Second, some of the variables that were extracted from face, body shape, voice, and questionnaire responses did not show clear differences among the SC types (see Additional files9,10,11,12,13,14,15,16,17,18,19 and20). This finding reveals that there still exists limitation to fully describing constitutional characteristics, as listed quantitatively in the SCM literature.

Third, because the Confucian culture of Korea has an influence on Korean women to modify their characteristics and their voices in talking, it is more difficult to obtain a diagnostic model in female patients than in male patients. The relatively low accuracies for questionnaire responses and voice partly explain this influence.

The proposed model was implemented in the form of a web-based prototype and is currently being tested in several clinics to get feedback from the practitioners. In the future, it will be necessary to collect more data on the TY type to complete the SC diagnostic model.
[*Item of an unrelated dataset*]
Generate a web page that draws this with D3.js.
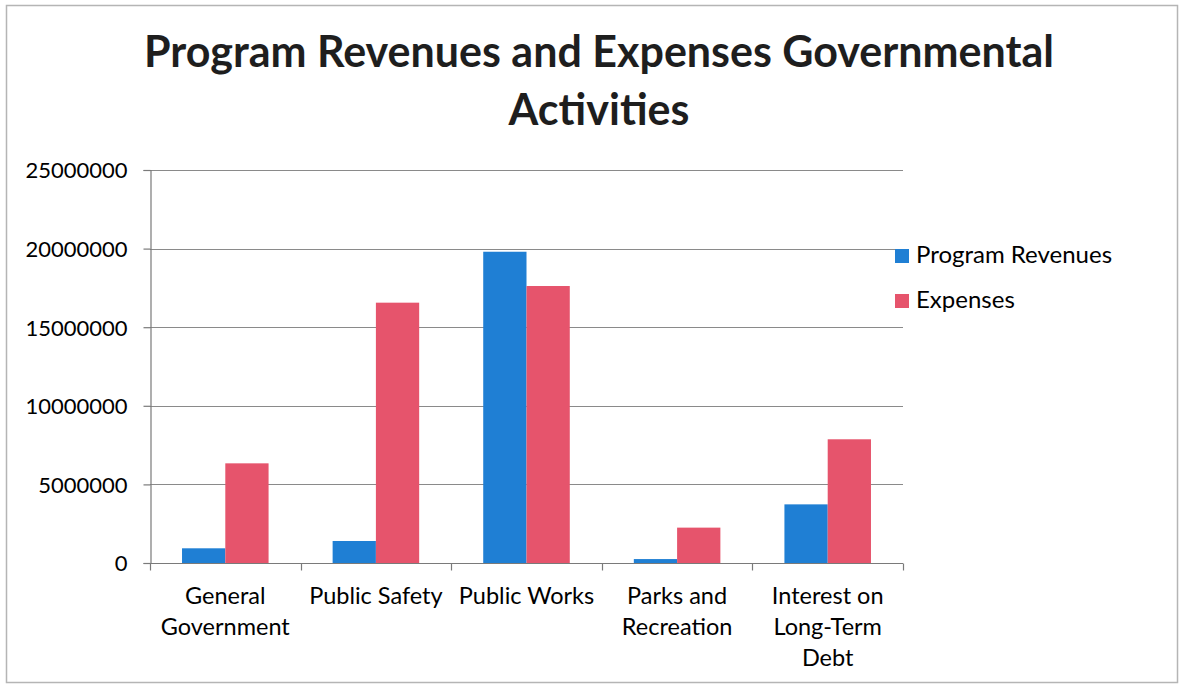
<!DOCTYPE html>
<html>
<head>
<meta charset="utf-8">
<script src="https://cdn.jsdelivr.net/npm/d3@7"></script>
<style>
  html, body { margin: 0; padding: 0; background: #fff; }
  svg text { font-family: Lato, "Open Sans", sans-serif; fill: #000; }
</style>
</head>
<body>
<svg id="chart" width="1182" height="688"></svg>
<script>
// Program revenues vs. expenses by governmental activity
const categories = [
  ["General", "Government"],
  ["Public Safety"],
  ["Public Works"],
  ["Parks and", "Recreation"],
  ["Interest on", "Long-Term", "Debt"]
];
const seriesNames = ["Program Revenues", "Expenses"];
const programRevenues = [935000, 1400000, 19800000, 250000, 3730000];
const expenses = [6340000, 16560000, 17620000, 2250000, 7870000];
const yTicks = [0, 5000000, 10000000, 15000000, 20000000, 25000000];
const colors = ["#1f7fd4", "#e6546c"];

const svg = d3.select("#chart");
const plot = { left: 150, right: 903, top: 170, bottom: 563 };

// outer chart border
svg.append("rect")
  .attr("x", 6.5).attr("y", 5.5)
  .attr("width", 1171).attr("height", 677)
  .attr("fill", "#fff").attr("stroke", "#b5b5b5").attr("stroke-width", 1.5);

// title
const title = svg.append("g").attr("font-weight", 700);
title.append("text").attr("x", 599).attr("y", 67).attr("text-anchor", "middle")
  .attr("font-size", 43).style("fill", "#1e1e1e")
  .text("Program Revenues and Expenses Governmental");
title.append("text").attr("x", 599).attr("y", 125).attr("text-anchor", "middle")
  .attr("font-size", 43).style("fill", "#1e1e1e")
  .text("Activities");

const keys = categories.map(c => c.join(" "));
const x0 = d3.scaleBand().domain(keys).range([plot.left, plot.right]).padding(0);
const x1 = d3.scaleBand().domain(seriesNames).range([0, x0.bandwidth()])
  .paddingInner(0).paddingOuter(0.74);
const y = d3.scaleLinear().domain([0, 25000000]).range([plot.bottom, plot.top]);

// gridlines
svg.append("g").selectAll("line").data(yTicks.filter(d => d > 0)).join("line")
  .attr("x1", plot.left).attr("x2", plot.right)
  .attr("y1", d => Math.round(y(d)) + 0.5).attr("y2", d => Math.round(y(d)) + 0.5)
  .attr("stroke", "#8a8a8a").attr("stroke-width", 1.2);

// y axis
const yAxis = svg.append("g").attr("transform", `translate(${plot.left + 0.5},0)`)
  .call(d3.axisLeft(y).tickValues(yTicks).tickSize(7).tickPadding(16).tickFormat(d3.format("d")));
yAxis.select(".domain").attr("stroke", "#7a7a7a").attr("stroke-width", 1.2);
yAxis.selectAll(".tick line").attr("stroke", "#7a7a7a").attr("stroke-width", 1.2);
yAxis.selectAll(".tick text").attr("font-size", 22).attr("fill", "#000")
  .style("font-family", "Lato, sans-serif").attr("dy", "0.36em");

// bars
const groups = svg.append("g").selectAll("g").data(keys).join("g")
  .attr("transform", d => `translate(${x0(d)},0)`);
groups.selectAll("rect")
  .data((d, i) => [
    { s: seriesNames[0], v: programRevenues[i] },
    { s: seriesNames[1], v: expenses[i] }
  ])
  .join("rect")
  .attr("x", d => x1(d.s))
  .attr("width", x1.bandwidth())
  .attr("y", d => y(d.v))
  .attr("height", d => y(0) - y(d.v))
  .attr("fill", (d, i) => colors[i]);

// x axis with ticks at category boundaries
const xAxisG = svg.append("g").attr("transform", `translate(0,${plot.bottom + 0.5})`);
xAxisG.append("line").attr("x1", plot.left).attr("x2", plot.right)
  .attr("stroke", "#7a7a7a").attr("stroke-width", 1.2);
const boundaries = keys.map(k => x0(k)).concat([plot.right]);
xAxisG.selectAll("line.tk").data(boundaries).join("line").attr("class", "tk")
  .attr("x1", d => Math.round(d) + 0.5).attr("x2", d => Math.round(d) + 0.5)
  .attr("y1", 0).attr("y2", 7)
  .attr("stroke", "#7a7a7a").attr("stroke-width", 1.2);

// category labels
const labels = svg.append("g").selectAll("text").data(categories).join("text")
  .attr("x", (d, i) => x0(keys[i]) + x0.bandwidth() / 2)
  .attr("y", 604)
  .attr("text-anchor", "middle")
  .attr("font-size", 23.5);
labels.selectAll("tspan").data(d => d).join("tspan")
  .attr("x", function () { return d3.select(this.parentNode).attr("x"); })
  .attr("dy", (d, i) => i === 0 ? 0 : 31)
  .text(d => d);

// legend
const legend = svg.append("g").attr("transform", "translate(895,249)");
seriesNames.forEach((name, i) => {
  const g = legend.append("g").attr("transform", `translate(0,${i * 45})`);
  g.append("rect").attr("width", 14).attr("height", 14).attr("fill", colors[i]);
  g.append("text").attr("x", 21).attr("y", 14).attr("font-size", 24).text(name);
});
</script>
</body>
</html>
Despite 2,973 samples being collected, only 1,075 samples were used, mainly due to a lack of featured extraction techniques and a lack of data quality control. It is necessary to develop an advanced technique for automatic feature extraction and to explore new feature variables for an improved diagnostic method. A different weighting method might be considered to properly reflect the importance of each diagnostic component. Furthermore, a future study may place emphasis on improving the performance for the groups which have poor diagnostic accuracies and sensitivities. At this point, we might need to analyze the typical subjects chosen by consensus from among SCM practitioners.

This study represents the first trial of integrating the objectification of SC diagnosis based on quantitative data and SCM practitioners’ holistic diagnostic processes. Although the diagnostic accuracy was not great, it is noted that the proposed diagnostic model represents common rules among practitioners who have various points of view. Our results are expected to contribute as a desirable research guide for objective diagnosis in traditional medicine, as well as to contribute to the precise diagnosis of SC types in an objective manner in clinical practice.